Not only was I immersed in a language, but I was immersed in a culture. It is one thing to listen to a lecture about a culture's history and identity, look at photos in a textbook; it is another thing entirely to live in, and experience, the culture first hand--to have a hand of being part of a culture's history. I believe that it is through cultural interaction that a culture's identity is best understood and appreciated. When on exchange I was told Quebecois legends from natives of the area, ate meals that Quebecois families have been cooking for generations (my favourite of which was Vol-au-vent, a puff pastry filled with chicken that has been stewed with gravy and legumes), listened to traditional Quebecois music and learnt traditional Quebecois dance. These are experiences that not only enriched my understanding of French culture but are experiences that I can bring into the classroom. Instead of having students merely read a chapter on Quebecois culture, I can bring in the cooked meals that I ate, play the music I listened to, in order to evoke a first-hand cultural interaction within the classroom. Better yet, I can bring students to Quebec for a direct first-hand experience of the culture.

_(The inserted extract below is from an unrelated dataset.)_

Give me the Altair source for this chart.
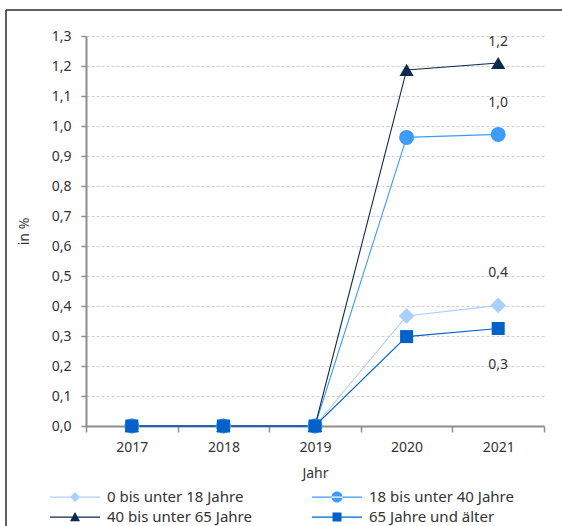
import altair as alt
import pandas as pd

# Jahre und Altersgruppen
years = ["2017", "2018", "2019", "2020", "2021"]
series = [
    "0 bis unter 18 Jahre",
    "18 bis unter 40 Jahre",
    "40 bis unter 65 Jahre",
    "65 Jahre und älter",
]

# Anteile in %
vals_0_18 = [0.0, 0.0, 0.0, 0.367, 0.402]
vals_18_40 = [0.0, 0.0, 0.0, 0.962, 0.972]
vals_40_65 = [0.0, 0.0, 0.0, 1.187, 1.210]
vals_65 = [0.0, 0.0, 0.0, 0.298, 0.325]

all_vals = [vals_0_18, vals_18_40, vals_40_65, vals_65]

colors = ["#a9cffc", "#3d9bfa", "#0c2a4e", "#0061c8"]
shapes = ["diamond", "circle", "triangle-up", "square"]
sizes = [250, 225, 200, 170]
label_dy = [-32, -31, -21, 36]

rows = []
for s, vals in zip(series, all_vals):
    for y, v in zip(years, vals):
        rows.append({"Jahr": y, "Gruppe": s, "Wert": v})
df = pd.DataFrame(rows)

FONT = "Noto Sans"
TXT = "#333333"
AXC = "#8e8e8e"

x_enc = alt.X(
    "Jahr:O",
    scale=alt.Scale(type="band", domain=years, paddingInner=0, paddingOuter=0),
    axis=alt.Axis(
        title="Jahr", labelAngle=0, tickBand="extent", grid=False,
        labelPadding=8, titlePadding=12, tickSize=6,
    ),
)
y_enc = alt.Y(
    "Wert:Q",
    scale=alt.Scale(domain=[0, 1.3], nice=False),
    axis=alt.Axis(
        title="in %",
        values=[round(i * 0.1, 1) for i in range(14)],
        labelExpr="replace(format(datum.value, '.1f'), '.', ',')",
        labelPadding=10, titlePadding=20, tickSize=5,
        gridDash=[3, 2], gridColor="#cfcfcf", gridWidth=1,
    ),
)

base = alt.Chart(df)

layers = []
# Linien und Markierungen je Altersgruppe
for s, c in zip(series, colors):
    sub = base.transform_filter(alt.datum.Gruppe == s)
    layers.append(
        sub.mark_line(color=c, strokeWidth=1.1).encode(x=x_enc, y=y_enc)
    )
for s, c, sh, sz in zip(series, colors, shapes, sizes):
    sub = base.transform_filter(alt.datum.Gruppe == s)
    layers.append(
        sub.mark_point(shape=sh, size=sz, filled=True, color=c, opacity=1).encode(
            x=x_enc, y=y_enc
        )
    )

# Wertbeschriftungen für 2021
for s, dy in zip(series, label_dy):
    sub = base.transform_filter(
        (alt.datum.Gruppe == s) & (alt.datum.Jahr == "2021")
    ).transform_calculate(
        Label="replace(format(datum.Wert, '.1f'), '.', ',')"
    )
    layers.append(
        sub.mark_text(dy=dy, font=FONT, fontSize=14, color=TXT).encode(
            x=x_enc, y=y_enc, text="Label:N"
        )
    )

# Legendensymbole: Linie mit Markierung in der Mitte
bar = "M-1,-0.025L1,-0.025L1,0.025L-1,0.025Z "
legend_paths = [
    bar + "M0,-0.2L0.2,0L0,0.2L-0.2,0Z",
    bar + "M-0.22,0A0.22,0.22 0 1,0 0.22,0A0.22,0.22 0 1,0 -0.22,0Z",
    bar + "M0,-0.2L0.2,0.17L-0.2,0.17Z",
    bar + "M-0.18,-0.18L0.18,-0.18L0.18,0.18L-0.18,0.18Z",
]
# Legende spaltenweise gefüllt: links 0–18 / 40–65, rechts 18–40 / 65+
order = [0, 2, 1, 3]
leg_domain = [series[i] for i in order]
leg_colors = [colors[i] for i in order]
leg_paths = [legend_paths[i] for i in order]

leg = alt.Legend(
    title=None, orient="none", legendX=-36, legendY=451, columns=2,
    symbolSize=2500, clipHeight=20, rowPadding=0, columnPadding=60,
    labelOffset=7, padding=0, labelFont=FONT, labelFontSize=15,
    labelColor=TXT, symbolStrokeWidth=0, labelLimit=300,
)
legend_layer = base.transform_filter(alt.datum.Wert < -100).mark_point(
    filled=True, opacity=1
).encode(
    x=x_enc,
    y=y_enc,
    color=alt.Color("Gruppe:N", scale=alt.Scale(domain=leg_domain, range=leg_colors), legend=leg),
    shape=alt.Shape("Gruppe:N", scale=alt.Scale(domain=leg_domain, range=leg_paths), legend=leg),
)
layers.append(legend_layer)

# Rahmen links und oben
frame = alt.Data(values=[{}])
layers.append(
    alt.Chart(frame).mark_rule(color="#2b2b2b", strokeWidth=1.5).encode(
        x=alt.value(-80), y=alt.value(-26), y2=alt.value(500)
    )
)
layers.append(
    alt.Chart(frame).mark_rule(color="#2b2b2b", strokeWidth=1.5).encode(
        x=alt.value(-80), x2=alt.value(480), y=alt.value(-26)
    )
)

chart = alt.layer(*layers).properties(
    width=458,
    height=390,
    background="white",
    autosize=alt.AutoSizeParams(type="none"),
    padding={"left": 86, "top": 36, "right": 18, "bottom": 100},
).configure_view(
    stroke=None
).configure_axis(
    labelFont=FONT, titleFont=FONT, labelFontSize=14, titleFontSize=14,
    labelColor=TXT, titleColor=TXT, titleFontWeight="normal",
    domainColor=AXC, tickColor=AXC, domainWidth=2, tickWidth=1.5,
)

chart.save("out.html", embed_options={"renderer": "svg", "actions": False})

Throughout this post I have stressed the importance of active, first-hand experiential learning, as my exchange improved my understanding of  French language and culture in the span of one month when I have been studying French and trying to improve my compentancy for years. I believe that it is through interactive education that students will be better able to learn and understand language. They not only learn to comprehend the language through their repeated exposure, but they force themselves to learn the nuances of the language and discover vocabulary that is learned solely from speaking to a native speaker. Not to mention, as a result of interactive education, students can become more motivated to learn and observe the applicability  of speaking another language, both of which encourage and foster engaged students and continuance, I believe, of secondary language education. It is for these reasons why I am an advocate for mandatory immersive programs within secondary language education, even if it is taking students to Quebec for a week. Living in Quebec for a month reminded me why I have devoted my educational career to the French language and improved my communication and comprehension skills in ways that the classroom, with its passive approach to education, has been unable to do. Even though a month-long immersion may not fit into the curriculum, even a small amount of time can make a large educational difference.